Money is the root of all evil….
That might true but if you need to get your degree or diploma then money becomes really important.
Education in South Africa is unfortunately not free and it probably never will be….
So smart young matriculants are left with no choice but to enter the tertiary education world with a dark looming cloud of financial uncertainty.
This does not have to be that way.
This guide was written to help you avoid the financial difficulties that so easily befall students.
Before we start there is one truth that will make your life much easier
[box type=”shadow”] The more you Study the less you Pay[/box]
Bursaries, study loans and scholarships all reward students that achieve outstanding academic results. Many hardworking students have attained their qualifications without paying more than living expenses.
Food for thought……
It’s no secret that we love bursaries.
A bursary can provide any student a springboard into industry by not only providing education but relevant experience to.
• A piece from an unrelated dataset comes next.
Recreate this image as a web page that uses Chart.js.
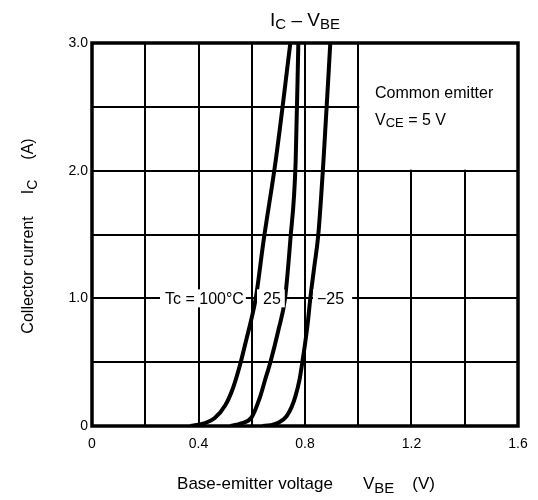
<!DOCTYPE html>
<html>
<head>
<meta charset="utf-8">
<script src="https://cdn.jsdelivr.net/npm/chart.js@4/dist/chart.umd.min.js"></script>
<style>
  body { margin: 0; background: #fff; }
  #wrap { width: 538px; height: 500px; }
</style>
</head>
<body>
<div id="wrap"><canvas id="chart"></canvas></div>
<script>
// Ic - Vbe curves
const vbe100 = [0.37, 0.42, 0.46, 0.50, 0.53, 0.556, 0.58, 0.60, 0.615, 0.645, 0.69, 0.745]
const ic100  = [0,    0.02, 0.06, 0.16, 0.30, 0.48,  0.68, 0.85, 1.0,   1.46,  2.08, 3.0]
const vbe25  = [0.52, 0.56, 0.60, 0.63, 0.65, 0.67, 0.70, 0.725, 0.745, 0.765, 0.775]
const ic25   = [0,    0.02, 0.07, 0.22, 0.36, 0.50, 0.75, 1.0,   1.46,  2.08,  3.0]
const vbeM25 = [0.64, 0.67,  0.70,  0.73,  0.75, 0.765, 0.78, 0.79, 0.80, 0.81, 0.82, 0.835, 0.85, 0.87, 0.895]
const icM25  = [0,    0.006, 0.025, 0.075, 0.15, 0.24,  0.37, 0.50, 0.64, 0.80, 1.0,  1.25,  1.5,  2.1,  3.0]

const xTickLabels = ['0', '0.4', '0.8', '1.2', '1.6']
const yTickLabels = ['0', '1.0', '2.0', '3.0']

const FONT = '"Liberation Sans", Arial, sans-serif'

const toPoints = (xs, ys) => xs.map((x, i) => ({ x: x, y: ys[i] }))

function curve(label, xs, ys) {
  return {
    label: label,
    data: toPoints(xs, ys),
    showLine: true,
    borderColor: '#000',
    borderWidth: 4,
    pointRadius: 0,
    cubicInterpolationMode: 'monotone'
  }
}

// text with subscripts: parts = [{t, size, dy, gap}]
function drawRich(ctx, parts, x, y, align) {
  let total = 0
  parts.forEach(p => {
    ctx.font = p.size + 'px ' + FONT
    p.w = ctx.measureText(p.t).width + (p.gap || 0)
    total += p.w
  })
  let cx = align === 'center' ? x - total / 2 : x
  ctx.textAlign = 'left'
  parts.forEach(p => {
    ctx.font = p.size + 'px ' + FONT
    ctx.fillText(p.t, cx + (p.gap || 0), y + (p.dy || 0))
    cx += p.w
  })
}

function labelWithBg(ctx, text, x, y, padL, padR) {
  ctx.font = '16px ' + FONT
  const w = ctx.measureText(text).width
  ctx.fillStyle = '#fff'
  ctx.fillRect(x - padL, y - 9, w + padL + padR, 18)
  ctx.fillStyle = '#000'
  ctx.textAlign = 'left'
  ctx.textBaseline = 'middle'
  ctx.fillText(text, x, y + 1)
}

const decorations = {
  id: 'decorations',
  beforeDatasetsDraw(chart) {
    const { ctx, scales: { x, y } } = chart
    // white panel holding the test conditions
    ctx.save()
    ctx.fillStyle = '#fff'
    ctx.fillRect(x.getPixelForValue(1.0) + 1, y.getPixelForValue(3.0), x.getPixelForValue(1.6) - x.getPixelForValue(1.0) - 1, y.getPixelForValue(2.0) - y.getPixelForValue(3.0) - 1)
    ctx.restore()
  },
  afterDatasetsDraw(chart) {
    const { ctx, chartArea: a, scales: { x, y } } = chart
    ctx.save()
    const y1 = y.getPixelForValue(1.0)
    labelWithBg(ctx, 'Tc = 100°C', 165, y1, 5, 2)
    labelWithBg(ctx, '25', 263, y1, 6, 4)
    labelWithBg(ctx, '\u221225', 317, y1, 4, 8)

    ctx.fillStyle = '#000'
    ctx.textBaseline = 'alphabetic'
    ctx.font = '16px ' + FONT
    ctx.textAlign = 'left'
    ctx.fillText('Common emitter', 375, 98)
    drawRich(ctx, [
      { t: 'V', size: 16 },
      { t: 'CE', size: 13, dy: 2 },
      { t: ' = 5 V', size: 16 }
    ], 375, 125, 'left')

    // frame
    ctx.strokeStyle = '#000'
    ctx.lineWidth = 3.5
    ctx.strokeRect(a.left, a.top, a.right - a.left, a.bottom - a.top)
    ctx.restore()
  },
  afterDraw(chart) {
    const { ctx } = chart
    ctx.save()
    ctx.fillStyle = '#000'
    ctx.textBaseline = 'alphabetic'
    drawRich(ctx, [
      { t: 'I', size: 19 },
      { t: 'C', size: 15, dy: 3 },
      { t: ' \u2013 V', size: 19 },
      { t: 'BE', size: 15, dy: 3 }
    ], 305, 26, 'center')

    drawRich(ctx, [
      { t: 'Base-emitter voltage', size: 17 },
      { t: 'V', size: 17, gap: 30 },
      { t: 'BE', size: 15, dy: 4 },
      { t: '(V)', size: 17, gap: 18 }
    ], 306, 489, 'center')

    ctx.translate(33, 236)
    ctx.rotate(-Math.PI / 2)
    drawRich(ctx, [
      { t: 'Collector current', size: 16 },
      { t: 'I', size: 16, gap: 22 },
      { t: 'C', size: 14, dy: 4 },
      { t: '(A)', size: 16, gap: 20 }
    ], 0, 0, 'center')
    ctx.restore()
  }
}

new Chart(document.getElementById('chart'), {
  type: 'scatter',
  data: {
    datasets: [
      curve('Tc = 100°C', vbe100, ic100),
      curve('25', vbe25, ic25),
      curve('-25', vbeM25, icM25)
    ]
  },
  options: {
    responsive: true,
    maintainAspectRatio: false,
    devicePixelRatio: 1,
    animation: false,
    layout: { padding: { top: 43, right: 20, bottom: 0, left: 0 } },
    plugins: {
      legend: { display: false },
      tooltip: { enabled: false }
    },
    scales: {
      x: {
        type: 'linear',
        min: 0,
        max: 1.6,
        ticks: {
          stepSize: 0.2,
          color: '#000',
          font: { family: FONT, size: 14 },
          padding: 10,
          maxRotation: 0,
          autoSkip: false,
          callback: v => {
            const k = Math.round(v * 10)
            return k % 4 === 0 ? xTickLabels[k / 4] : ''
          }
        },
        grid: { color: '#000', lineWidth: 2, drawTicks: false },
        border: { display: false },
        afterFit: s => { s.height = 74 }
      },
      y: {
        type: 'linear',
        min: 0,
        max: 3,
        ticks: {
          stepSize: 0.5,
          color: '#000',
          font: { family: FONT, size: 14 },
          padding: 4,
          autoSkip: false,
          callback: v => {
            const k = Math.round(v * 2)
            return k % 2 === 0 ? yTickLabels[k / 2] : ''
          }
        },
        grid: { color: '#000', lineWidth: 2, drawTicks: false },
        border: { display: false },
        afterFit: s => { s.width = 92 }
      }
    }
  },
  plugins: [decorations]
})
</script>
</body>
</html>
Institutions that give bursaries are viewed in a favourable light by government and thus receive more work. Another benefit is that companies can headhunt young talent early.
The standard bursary process is as follows
- Find an institution (bank, trust fund or company) that offers a bursary in the field of your choosing
- Apply with all the relevant documentation
- You get chosen or not (lets assume you do)
- The institution will then pay for your study fees, living expenses and even an allowance in some cases
- All that required is that you study hard, work during your holidays and work in the years that the bursary has covered your studies
- That’s it!
The trick with bursaries is to start applying early to as many bursaries as possible and to make sure you’re Grade 11 and 12 marks are sublime. Not having all these elements make it exponentially harder to get a bursary.
2. Part Time Students
Only the brave are studying part time while working.
This is ten times harder than studying full time, thus we can’t really recommend it.
The discipline required to study consistently while working is hard to come by but it’s completely possible.
Unisa have by far the best system and support systems for part time students, so check them out if you do plan on studying part time.
The best study loan option for part time students is Eduloan.
The Benefits of Eduloan
- Low interest rates
- No Deposits
- Fixed monthly Installments for periods of 10, 16 or 22 months
- Anyone that meets the loan criteria (over 18 and permanently employed) may apply. This could be you, parents, a company or a friend.
- Insurance will cover the remainder of your loan if the person responsible for paying passes away
Eduloan has financed over 600 000 students thus far and remains a great option for part time students working full time.
3. Government Study Loans
The new South African government aimed at free education but for various reasons this is still not a reality.
In an attempt to remedy the situation the National Student Financial Aid Scheme (NSFAS) was created.
Don’t be fooled, you will still pay interest even though its a small amount.
Its also important to realize that NSFAS offer both bursaries and study loans.
So, what are the benefits of a NSFAS study loan
- Probably the lowest study loan interest rate in South Africa
- You can apply for this by yourself
- Up to 40% of the loan can be converted to a bursary if you perform academically
- Repayment only begins when you start working
4. Conventional Study Loans
If all of the above fails then you’re stuck with one option………..Steal Something Big 😉
The last option is a bank study loan and you’re spoiled for choice.
There are a few considerations before taking a bank study loan
- Banks require surety. This basically means that they need someone (with a good credit record) to be responsible to pay the loan.
- The loan may be placed on your guardians home bond which is a bit risky
- The interest rates are typically higher than the options mentioned above
- Your parent or guardian may have to take out life insurance as a safety measure
The banks are way more stringent.
Typical items that are always requested when applying for a bursary or study loan
- Proof of Registration or Acceptance Letter
- Results (Grade 11 and 12)
For Parents or Guardians
- Payslip or Affidavit stating unemployment
- Marriage Certificate
- Utility Bill stating residential address
You can’t do this on your own…..get someone responsible to help you.
There is no excuse for any hard working student not to have the money to study further.